8. ECM Pathology in Epilepsy
Epilepsy encompasses a spectrum of severe to benign brain disorders characterized by disturbances of the normal pattern of neuronal activity, causing unusual emotions, behaviors, sensations, or sometimes loss of consciousness, convulsions, and muscle spasms. Compelling evidence from animal models supports the involvement of the ECM in seizure disorders. The ECM undergoes extensive remodeling in response to seizures, including increased production of CSPGs by glial cells, and cleavage of CSPGs by MMPs [357–362]. As part of such ECM remodeling, PNNs are decreased, at least in part as a consequence to aggrecan cleavage by MMPs [357, 358]. It has been proposed that ECM remodeling may allow for synaptic reorganization, such as it occurs following seizures [36, 363]. Conversely, intriguing evidence suggests that ECM abnormalities may contribute to susceptibility to seizures.

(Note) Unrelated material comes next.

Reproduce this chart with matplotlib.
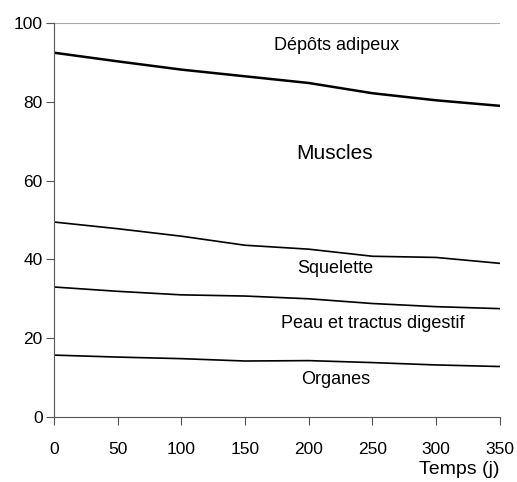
import matplotlib
matplotlib.use("Agg")
import matplotlib.pyplot as plt

plt.rcParams['font.family'] = ['Liberation Sans', 'DejaVu Sans']

jours = [0, 50, 100, 150, 200, 250, 300, 350]
depots = [92.5, 90.3, 88.2, 86.5, 84.8, 82.2, 80.4, 79.0]
muscles = [49.5, 47.8, 45.9, 43.6, 42.6, 40.8, 40.5, 39.0]
peau = [33.0, 31.9, 31.0, 30.7, 30.0, 28.8, 28.0, 27.5]
organes = [15.7, 15.2, 14.8, 14.2, 14.3, 13.8, 13.2, 12.8]

etiquettes = ["Dépôts adipeux", "Muscles", "Squelette", "Peau et tractus digestif", "Organes"]
pos_x = [222, 220, 221, 250, 221]
pos_y = [94.4, 67.0, 37.8, 23.8, 9.4]
tailles = [13, 15, 13, 13, 13]

fig = plt.figure(figsize=(5.17, 4.82), dpi=100)
ax = fig.add_axes([0.104, 0.135, 0.863, 0.817])

ax.plot(jours, depots, color='black', lw=1.8)
ax.plot(jours, muscles, color='black', lw=1.2)
ax.plot(jours, peau, color='black', lw=1.2)
ax.plot(jours, organes, color='black', lw=1.2)
ax.axhline(100, color='#aaaaaa', lw=1.5)

for t, x, y, s in zip(etiquettes, pos_x, pos_y, tailles):
    ax.text(x, y, t, ha='center', va='center', fontsize=s)

ax.set_xlim(0, 350)
ax.set_ylim(0, 100)
ax.set_xticks(range(0, 351, 50))
ax.set_yticks(range(0, 101, 20))
for s in ['top', 'right']:
    ax.spines[s].set_visible(False)
ax.spines['left'].set_color('#555555')
ax.spines['bottom'].set_color('#555555')
ax.tick_params(labelsize=12.5, length=6, color='#555555', pad=2)
ax.tick_params(axis='x', pad=12)
ax.set_xlabel("Temps (j)", fontsize=14, loc='right', labelpad=3)

fig.savefig("out.png", dpi=100)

For example, enzymatic PNN digestion lowers the threshold for seizure induction . Similarly, inhibition of MMP activity prevents seizure induction and PNN breakdown in an amygdala kindled seizure model . Kainic acid-induced seizures trigger short term CSPG changes followed by more prolonged ones, resulting in altered neurocan and phosphacan levels in limbic brain regions; this latter phase coincides with increases of spontaneous recurrent seizures . In addition, mice lacking the hyaluronan synthesizing enzyme Has3 present with reduced extracellular space and display increased epileptic activity . Further evidence that ECM abnormalities contribute to seizure susceptibility comes from studies on MMP-9. Levels of MMP-9 are increased in blood samples from subjects with epilepsy [365–367]. Mice lacking MMP-9 are less susceptible to induction of seizures, whereas rats overexpressing MMP-9 are more susceptible . MMP-9 has been proposed as a potential therapeutic target for this disorder .
It is interesting to note that seizures are often comorbid with several of the disorders discussed above, including autism, schizophrenia, Fragile-X, and Rett syndrome, each presenting with ECM abnormalities. Particularly frequent in these disorders are altered levels of MMP-9 and PNN numbers [369–378]. Given the compelling relationship between ECM molecules and seizures, such comorbidity may not be surprising and, on a speculative level, may point to partially shared mechanisms.
The role of PNNs, and more in general ECM, represents an emerging field in the pathophysiology of psychiatric disorders. Evolving in parallel with a growing understanding of the role of the ECM in the regulation of synaptic plasticity, this field is beginning to integrate the concept of the quadripartite synapse in hypotheses on the pathophysiology of synaptic dysregulation in these disorders. Overlapping patterns of ECM abnormalities, in disorders that also share clinical features and synaptic deficits, may underlie common “end-point” mechanisms; that is, anomalies affecting one or more elements of functionally similar molecular families in each of these disorders may lead to convergent effects on synaptic functions and, potentially, clinical domains. Cell and regional specificity may be determined by nonoverlapping pathological aspects in each disorder, as well as by neurodevelopmental determinants specifying the age range at which these anomalies become pathologically relevant.
Conflict of Interests
The authors declare that there is no conflict of interests regarding the publication of this paper.